[Linuxarm] Re: [PATCH rfc v6 2/4] page_pool: add interface to manipulate frag count in page pool

28 Jul 2021


      On Tue, Jul 27, 2021 at 12:54 AM Yunsheng Lin <linyunsheng@huawei.com> wrote:
...
On 2021/7/26 0:49, Alexander Duyck wrote:
...
On Sat, Jul 24, 2021 at 6:07 AM Yunsheng Lin <yunshenglin0825@gmail.com> wrote:
...
On Fri, Jul 23, 2021 at 09:08:00AM -0700, Alexander Duyck wrote:
...
On Fri, Jul 23, 2021 at 4:12 AM Yunsheng Lin <linyunsheng@huawei.com> wrote:
...
On 2021/7/22 23:18, Alexander Duyck wrote:
...
>>
<snip>
...
...
...
...
Rather than trying to reuse the devices page pool it might make more
sense to see if you couldn't have TCP just use some sort of circular
buffer of memory that is directly mapped for the device that it is
going to be transmitting to.

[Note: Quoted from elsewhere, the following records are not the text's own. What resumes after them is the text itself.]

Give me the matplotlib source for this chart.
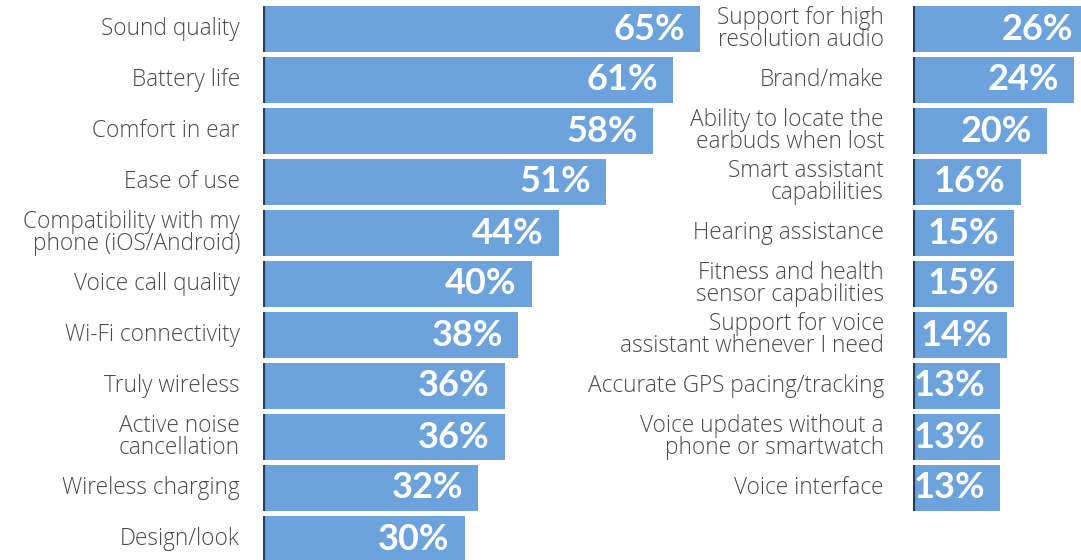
"""Headphone feature importance: two columns of horizontal bars."""
import matplotlib
matplotlib.use("Agg")
import matplotlib.pyplot as plt

left_labels = [
    "Sound quality", "Battery life", "Comfort in ear", "Ease of use",
    "Compatibility with my\nphone (iOS/Android)", "Voice call quality",
    "Wi-Fi connectivity", "Truly wireless", "Active noise\ncancellation",
    "Wireless charging", "Design/look",
]
left_values = [65, 61, 58, 51, 44, 40, 38, 36, 36, 32, 30]

right_labels = [
    "Support for high\nresolution audio", "Brand/make",
    "Ability to locate the\nearbuds when lost", "Smart assistant\ncapabilities",
    "Hearing assistance", "Fitness and health\nsensor capabilities",
    "Support for voice\nassistant whenever I need",
    "Accurate GPS pacing/tracking",
    "Voice updates without a\nphone or smartwatch", "Voice interface",
]
right_values = [26, 24, 20, 16, 15, 15, 14, 13, 13, 13]

BAR = "#6ca3dc"
EDGE = "#22405f"
TEXT = "#4a4a4a"
W, H = 1081, 560
PX_PER_PCT = 6.72
ROW_PX = 51

fig = plt.figure(figsize=(W / 100, H / 100), dpi=100)


def panel(x0, x1, labels, values, gap):
    ax = fig.add_axes([x0 / W, 0, (x1 - x0) / W, 1])
    ax.set_xlim(0, (x1 - x0) / PX_PER_PCT)
    ax.set_ylim((H - 29) / ROW_PX, -29 / ROW_PX)
    ax.axis("off")
    ys = list(range(len(values)))
    h = 46 / ROW_PX
    ax.barh(ys, values, height=h, color=BAR, linewidth=0)
    ax.vlines([0.15] * len(ys), [y - h / 2 for y in ys], [y + h / 2 for y in ys],
              color=EDGE, linewidth=1.6)
    for y, lab, v in zip(ys, labels, values):
        ax.annotate(lab, (0, y), xytext=(-gap, 0), textcoords="offset pixels",
                    ha="right", va="center", fontsize=16.3, color=TEXT,
                    family="Open Sans", weight="light", linespacing=0.92,
                    multialignment="right", annotation_clip=False)
        ax.annotate(f"{v}%", (v, y), xytext=(-15, 0), textcoords="offset pixels",
                    ha="right", va="center", fontsize=26, color="white",
                    family="Lato", weight="bold", annotation_clip=False)
    return ax


panel(263, 720, left_labels, left_values, 23)
panel(913, W, right_labels, right_values, 29)

fig.savefig("out.png", dpi=100)
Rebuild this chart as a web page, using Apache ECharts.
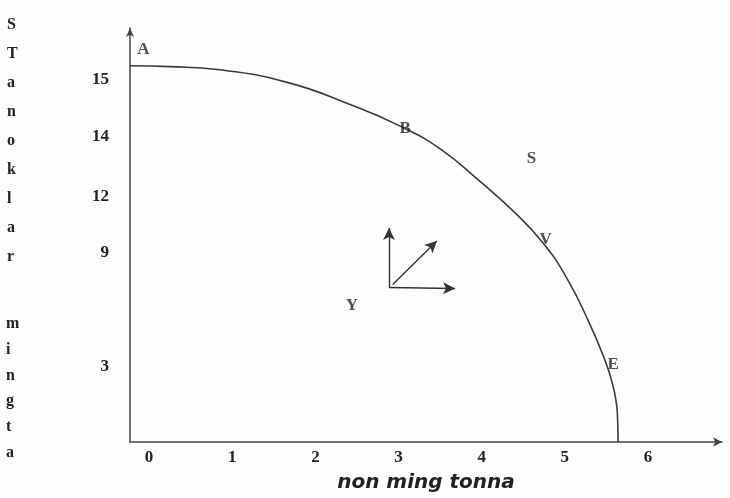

Essentially what you would be doing is
creating a pre-mapped page and would need to communicate that the
memory is already mapped for the device you want to send it to so that
it could skip that step.
IIUC sk_page_frag_refill() is already doing a similar reusing as the
rx reusing implemented in most driver except for the not pre-mapping
part.
And it seems that even if we pre-map the page and communicate that the
memory is already mapped to the driver, it is likely that we will not
be able to reuse the page when the circular buffer is not big enough
or tx completion/tcp ack is not happening quickly enough, which might
means unmapping/deallocating old circular buffer and allocating/mapping
new circular buffer.
Using page pool we might be able to alleviate the above problem as it
does for rx?
I would say that instead of looking at going straight for the page
pool it might make more sense to look at seeing if we can coalesce the
DMA mapping of the pages first at the socket layer rather than trying
to introduce the overhead for the page pool. In the case of sockets we
already have the destructors that are called when the memory is freed,
so instead of making sockets use page pool it might make more sense to
extend the socket buffer allocation/freeing to incorporate bulk
mapping and unmapping of pages to optimize the socket Tx path in the
32K page case.
I was able to enable tx recycling prototyping based on page pool to
run some performance test, the performance improvement is about +20%
（30Gbit -> 38Gbit） for single thread iperf tcp flow when IOMMU is in
strict mode. And CPU usage descreases about 10% for four threads iperf
tcp flow for line speed of 100Gbit when IOMMU is in strict mode.
That isn't surprising given that for most devices the IOMMU will be
called per frag which can add a fair bit of overhead.
...
Looking at the prototyping code, I am agreed that it is a bit controversial
to use the page pool for tx as the page pool is assuming NAPI polling
protection for allocation side.
So I will take a deeper look about your suggestion above to see how to
implement it.
Also, I am assuming the "destructors" means tcp_wfree() for TCP, right?
It seems tcp_wfree() is mainly used to do memory accounting and free
"struct sock" if necessary.
Yes, that is what I was thinking. If we had some way to add something
like an argument or way to push the information about where the skbs
are being freed back to the socket the socket could then be looking at
pre-mapping the pages for the device if we assume a 1:1 mapping from
the socket to the device.
...
I am not so familiar with socket layer to understand how the "destructors"
will be helpful here, any detailed idea how to use "destructors" here?
The basic idea is the destructors are called when the skb is orphaned
or freed. So it might be a good spot to put in any logic to free pages
from your special pool. The only thing you would need to sort out is
making certain to bump reference counts appropriately if the skb is
cloned and the destructor is copied.